- Request
Without the pictures, set down every line of the data exactly.

- Collected data
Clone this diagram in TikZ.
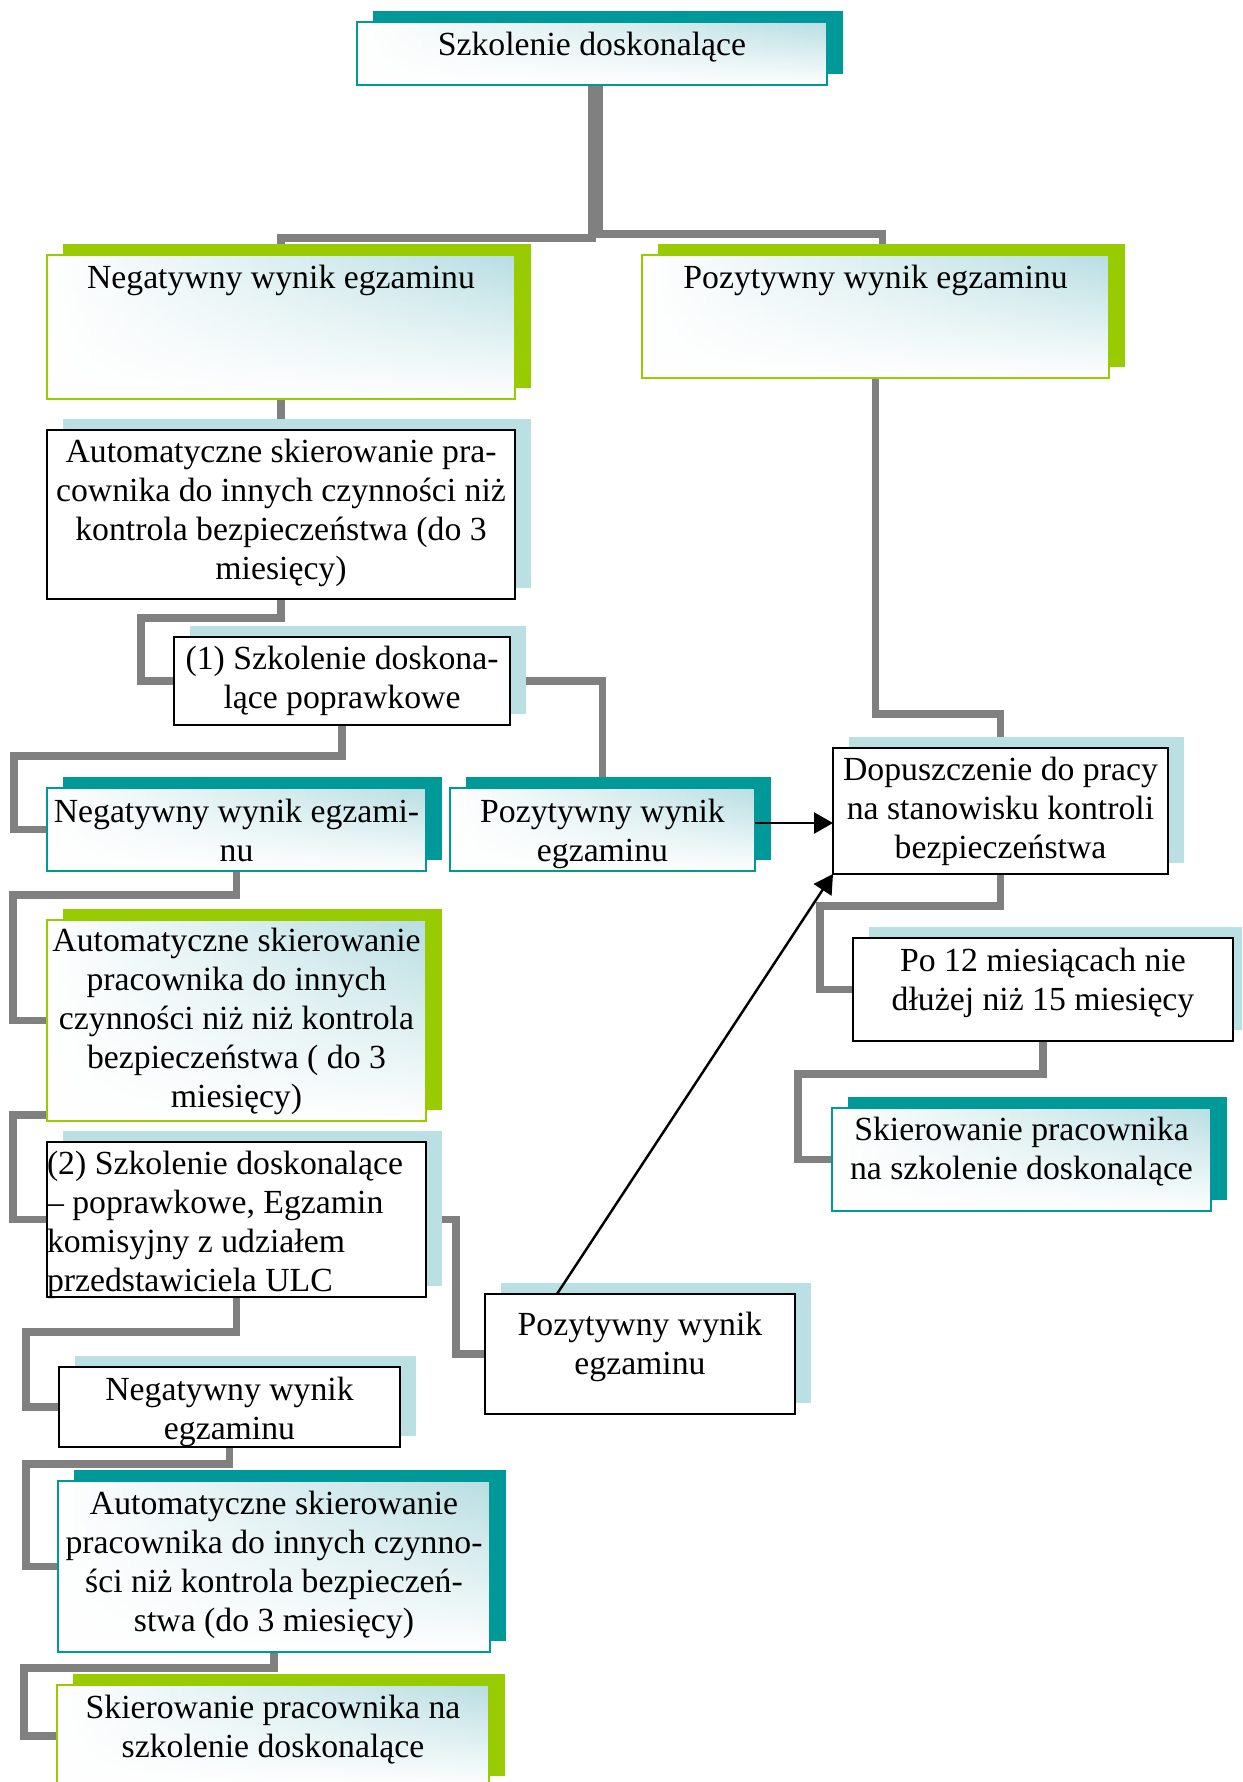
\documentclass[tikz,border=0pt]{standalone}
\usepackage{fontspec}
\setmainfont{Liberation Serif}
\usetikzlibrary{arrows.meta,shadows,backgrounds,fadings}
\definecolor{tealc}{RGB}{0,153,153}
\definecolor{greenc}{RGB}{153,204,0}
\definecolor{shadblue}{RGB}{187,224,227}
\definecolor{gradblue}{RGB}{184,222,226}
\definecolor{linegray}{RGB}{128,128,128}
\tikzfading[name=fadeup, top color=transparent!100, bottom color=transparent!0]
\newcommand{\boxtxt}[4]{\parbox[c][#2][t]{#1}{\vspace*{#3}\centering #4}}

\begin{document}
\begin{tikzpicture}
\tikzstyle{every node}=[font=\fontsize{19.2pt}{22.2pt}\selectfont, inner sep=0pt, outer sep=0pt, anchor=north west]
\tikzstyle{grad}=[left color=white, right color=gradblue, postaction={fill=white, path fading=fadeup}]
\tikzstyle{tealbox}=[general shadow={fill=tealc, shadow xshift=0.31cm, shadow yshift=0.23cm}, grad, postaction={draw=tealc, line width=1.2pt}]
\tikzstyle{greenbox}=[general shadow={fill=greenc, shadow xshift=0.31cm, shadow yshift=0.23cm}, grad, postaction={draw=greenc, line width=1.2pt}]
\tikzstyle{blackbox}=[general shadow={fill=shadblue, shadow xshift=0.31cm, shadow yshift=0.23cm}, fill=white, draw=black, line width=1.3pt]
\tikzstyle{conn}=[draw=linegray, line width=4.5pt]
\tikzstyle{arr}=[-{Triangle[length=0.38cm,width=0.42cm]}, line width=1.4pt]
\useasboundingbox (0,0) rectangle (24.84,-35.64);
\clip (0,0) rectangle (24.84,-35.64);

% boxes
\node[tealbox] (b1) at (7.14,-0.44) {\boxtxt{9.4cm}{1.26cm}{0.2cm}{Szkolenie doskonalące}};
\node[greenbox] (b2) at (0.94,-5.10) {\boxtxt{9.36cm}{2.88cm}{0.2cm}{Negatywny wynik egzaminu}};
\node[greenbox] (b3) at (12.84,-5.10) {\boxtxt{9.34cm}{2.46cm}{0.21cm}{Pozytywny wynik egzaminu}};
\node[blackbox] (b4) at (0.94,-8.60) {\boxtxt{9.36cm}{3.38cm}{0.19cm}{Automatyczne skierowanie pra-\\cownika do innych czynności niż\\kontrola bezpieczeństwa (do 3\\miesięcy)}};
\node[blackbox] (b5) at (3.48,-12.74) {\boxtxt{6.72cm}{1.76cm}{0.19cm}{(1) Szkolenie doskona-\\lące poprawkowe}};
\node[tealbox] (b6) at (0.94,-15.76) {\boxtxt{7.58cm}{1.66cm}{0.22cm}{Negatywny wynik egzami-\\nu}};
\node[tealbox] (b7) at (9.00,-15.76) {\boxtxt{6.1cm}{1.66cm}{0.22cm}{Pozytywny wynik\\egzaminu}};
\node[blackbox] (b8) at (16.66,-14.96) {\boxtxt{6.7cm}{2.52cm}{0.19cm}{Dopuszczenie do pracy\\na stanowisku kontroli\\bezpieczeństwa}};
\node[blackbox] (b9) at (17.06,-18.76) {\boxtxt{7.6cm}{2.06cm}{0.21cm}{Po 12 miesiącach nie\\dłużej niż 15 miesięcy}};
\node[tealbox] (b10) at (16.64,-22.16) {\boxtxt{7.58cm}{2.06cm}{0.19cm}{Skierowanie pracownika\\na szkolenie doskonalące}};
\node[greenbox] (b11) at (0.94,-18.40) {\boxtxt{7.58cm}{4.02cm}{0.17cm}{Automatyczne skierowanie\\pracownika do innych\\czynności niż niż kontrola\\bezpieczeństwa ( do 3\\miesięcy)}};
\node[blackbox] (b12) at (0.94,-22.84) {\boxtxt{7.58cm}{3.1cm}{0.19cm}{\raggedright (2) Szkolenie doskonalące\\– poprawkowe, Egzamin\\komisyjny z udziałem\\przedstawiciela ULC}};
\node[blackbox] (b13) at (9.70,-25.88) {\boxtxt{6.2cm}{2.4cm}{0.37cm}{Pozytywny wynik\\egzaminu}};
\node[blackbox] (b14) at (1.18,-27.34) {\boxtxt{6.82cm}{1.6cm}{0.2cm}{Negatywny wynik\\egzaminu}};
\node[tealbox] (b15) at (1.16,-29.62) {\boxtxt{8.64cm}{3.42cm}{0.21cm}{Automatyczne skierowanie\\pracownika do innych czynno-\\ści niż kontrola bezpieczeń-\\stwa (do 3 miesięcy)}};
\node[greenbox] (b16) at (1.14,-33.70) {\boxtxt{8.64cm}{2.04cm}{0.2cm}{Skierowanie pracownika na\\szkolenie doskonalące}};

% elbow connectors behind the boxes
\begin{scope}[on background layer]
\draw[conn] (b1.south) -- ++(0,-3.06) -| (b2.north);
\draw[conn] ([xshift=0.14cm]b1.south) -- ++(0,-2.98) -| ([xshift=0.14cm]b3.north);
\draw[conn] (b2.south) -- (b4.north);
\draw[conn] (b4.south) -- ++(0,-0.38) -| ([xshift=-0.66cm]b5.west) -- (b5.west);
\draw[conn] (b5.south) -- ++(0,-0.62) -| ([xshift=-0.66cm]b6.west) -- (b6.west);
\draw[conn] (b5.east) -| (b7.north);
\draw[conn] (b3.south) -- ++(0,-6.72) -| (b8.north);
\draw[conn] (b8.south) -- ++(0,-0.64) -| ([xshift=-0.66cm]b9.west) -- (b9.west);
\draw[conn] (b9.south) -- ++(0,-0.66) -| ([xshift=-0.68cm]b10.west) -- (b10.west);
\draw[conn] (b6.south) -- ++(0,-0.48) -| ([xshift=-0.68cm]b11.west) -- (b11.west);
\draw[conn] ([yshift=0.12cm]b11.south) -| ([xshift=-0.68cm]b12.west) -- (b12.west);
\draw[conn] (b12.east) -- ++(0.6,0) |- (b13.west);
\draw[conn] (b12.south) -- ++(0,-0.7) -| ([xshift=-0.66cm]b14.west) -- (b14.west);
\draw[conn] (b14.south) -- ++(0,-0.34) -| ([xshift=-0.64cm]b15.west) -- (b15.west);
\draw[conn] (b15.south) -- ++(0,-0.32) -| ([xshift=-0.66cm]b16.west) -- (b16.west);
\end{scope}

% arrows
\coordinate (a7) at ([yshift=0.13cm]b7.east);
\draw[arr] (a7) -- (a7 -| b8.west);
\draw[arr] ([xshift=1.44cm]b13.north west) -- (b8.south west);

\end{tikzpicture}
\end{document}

- Task output
Clone this diagram in TikZ.
\documentclass[tikz,border=0pt]{standalone}
\usepackage{fontspec}
\setmainfont{Liberation Serif}
\usetikzlibrary{arrows.meta,shadows,backgrounds,fadings}
\definecolor{tealc}{RGB}{0,153,153}
\definecolor{greenc}{RGB}{153,204,0}
\definecolor{shadblue}{RGB}{187,224,227}
\definecolor{gradblue}{RGB}{184,222,226}
\definecolor{linegray}{RGB}{128,128,128}
\tikzfading[name=fadeup, top color=transparent!100, bottom color=transparent!0]
\newcommand{\boxtxt}[4]{\parbox[c][#2][t]{#1}{\vspace*{#3}\centering #4}}

\begin{document}
\begin{tikzpicture}
\tikzstyle{every node}=[font=\fontsize{19.2pt}{22.2pt}\selectfont, inner sep=0pt, outer sep=0pt, anchor=north west]
\tikzstyle{grad}=[left color=white, right color=gradblue, postaction={fill=white, path fading=fadeup}]
\tikzstyle{tealbox}=[general shadow={fill=tealc, shadow xshift=0.31cm, shadow yshift=0.23cm}, grad, postaction={draw=tealc, line width=1.2pt}]
\tikzstyle{greenbox}=[general shadow={fill=greenc, shadow xshift=0.31cm, shadow yshift=0.23cm}, grad, postaction={draw=greenc, line width=1.2pt}]
\tikzstyle{blackbox}=[general shadow={fill=shadblue, shadow xshift=0.31cm, shadow yshift=0.23cm}, fill=white, draw=black, line width=1.3pt]
\tikzstyle{conn}=[draw=linegray, line width=4.5pt]
\tikzstyle{arr}=[-{Triangle[length=0.38cm,width=0.42cm]}, line width=1.4pt]
\useasboundingbox (0,0) rectangle (24.84,-35.64);
\clip (0,0) rectangle (24.84,-35.64);

% boxes
\node[tealbox] (b1) at (7.14,-0.44) {\boxtxt{9.4cm}{1.26cm}{0.2cm}{Szkolenie doskonalące}};
\node[greenbox] (b2) at (0.94,-5.10) {\boxtxt{9.36cm}{2.88cm}{0.2cm}{Negatywny wynik egzaminu}};
\node[greenbox] (b3) at (12.84,-5.10) {\boxtxt{9.34cm}{2.46cm}{0.21cm}{Pozytywny wynik egzaminu}};
\node[blackbox] (b4) at (0.94,-8.60) {\boxtxt{9.36cm}{3.38cm}{0.19cm}{Automatyczne skierowanie pra-\\cownika do innych czynności niż\\kontrola bezpieczeństwa (do 3\\miesięcy)}};
\node[blackbox] (b5) at (3.48,-12.74) {\boxtxt{6.72cm}{1.76cm}{0.19cm}{(1) Szkolenie doskona-\\lące poprawkowe}};
\node[tealbox] (b6) at (0.94,-15.76) {\boxtxt{7.58cm}{1.66cm}{0.22cm}{Negatywny wynik egzami-\\nu}};
\node[tealbox] (b7) at (9.00,-15.76) {\boxtxt{6.1cm}{1.66cm}{0.22cm}{Pozytywny wynik\\egzaminu}};
\node[blackbox] (b8) at (16.66,-14.96) {\boxtxt{6.7cm}{2.52cm}{0.19cm}{Dopuszczenie do pracy\\na stanowisku kontroli\\bezpieczeństwa}};
\node[blackbox] (b9) at (17.06,-18.76) {\boxtxt{7.6cm}{2.06cm}{0.21cm}{Po 12 miesiącach nie\\dłużej niż 15 miesięcy}};
\node[tealbox] (b10) at (16.64,-22.16) {\boxtxt{7.58cm}{2.06cm}{0.19cm}{Skierowanie pracownika\\na szkolenie doskonalące}};
\node[greenbox] (b11) at (0.94,-18.40) {\boxtxt{7.58cm}{4.02cm}{0.17cm}{Automatyczne skierowanie\\pracownika do innych\\czynności niż niż kontrola\\bezpieczeństwa ( do 3\\miesięcy)}};
\node[blackbox] (b12) at (0.94,-22.84) {\boxtxt{7.58cm}{3.1cm}{0.19cm}{\raggedright (2) Szkolenie doskonalące\\– poprawkowe, Egzamin\\komisyjny z udziałem\\przedstawiciela ULC}};
\node[blackbox] (b13) at (9.70,-25.88) {\boxtxt{6.2cm}{2.4cm}{0.37cm}{Pozytywny wynik\\egzaminu}};
\node[blackbox] (b14) at (1.18,-27.34) {\boxtxt{6.82cm}{1.6cm}{0.2cm}{Negatywny wynik\\egzaminu}};
\node[tealbox] (b15) at (1.16,-29.62) {\boxtxt{8.64cm}{3.42cm}{0.21cm}{Automatyczne skierowanie\\pracownika do innych czynno-\\ści niż kontrola bezpieczeń-\\stwa (do 3 miesięcy)}};
\node[greenbox] (b16) at (1.14,-33.70) {\boxtxt{8.64cm}{2.04cm}{0.2cm}{Skierowanie pracownika na\\szkolenie doskonalące}};

% elbow connectors behind the boxes
\begin{scope}[on background layer]
\draw[conn] (b1.south) -- ++(0,-3.06) -| (b2.north);
\draw[conn] ([xshift=0.14cm]b1.south) -- ++(0,-2.98) -| ([xshift=0.14cm]b3.north);
\draw[conn] (b2.south) -- (b4.north);
\draw[conn] (b4.south) -- ++(0,-0.38) -| ([xshift=-0.66cm]b5.west) -- (b5.west);
\draw[conn] (b5.south) -- ++(0,-0.62) -| ([xshift=-0.66cm]b6.west) -- (b6.west);
\draw[conn] (b5.east) -| (b7.north);
\draw[conn] (b3.south) -- ++(0,-6.72) -| (b8.north);
\draw[conn] (b8.south) -- ++(0,-0.64) -| ([xshift=-0.66cm]b9.west) -- (b9.west);
\draw[conn] (b9.south) -- ++(0,-0.66) -| ([xshift=-0.68cm]b10.west) -- (b10.west);
\draw[conn] (b6.south) -- ++(0,-0.48) -| ([xshift=-0.68cm]b11.west) -- (b11.west);
\draw[conn] ([yshift=0.12cm]b11.south) -| ([xshift=-0.68cm]b12.west) -- (b12.west);
\draw[conn] (b12.east) -- ++(0.6,0) |- (b13.west);
\draw[conn] (b12.south) -- ++(0,-0.7) -| ([xshift=-0.66cm]b14.west) -- (b14.west);
\draw[conn] (b14.south) -- ++(0,-0.34) -| ([xshift=-0.64cm]b15.west) -- (b15.west);
\draw[conn] (b15.south) -- ++(0,-0.32) -| ([xshift=-0.66cm]b16.west) -- (b16.west);
\end{scope}

% arrows
\coordinate (a7) at ([yshift=0.13cm]b7.east);
\draw[arr] (a7) -- (a7 -| b8.west);
\draw[arr] ([xshift=1.44cm]b13.north west) -- (b8.south west);

\end{tikzpicture}
\end{document}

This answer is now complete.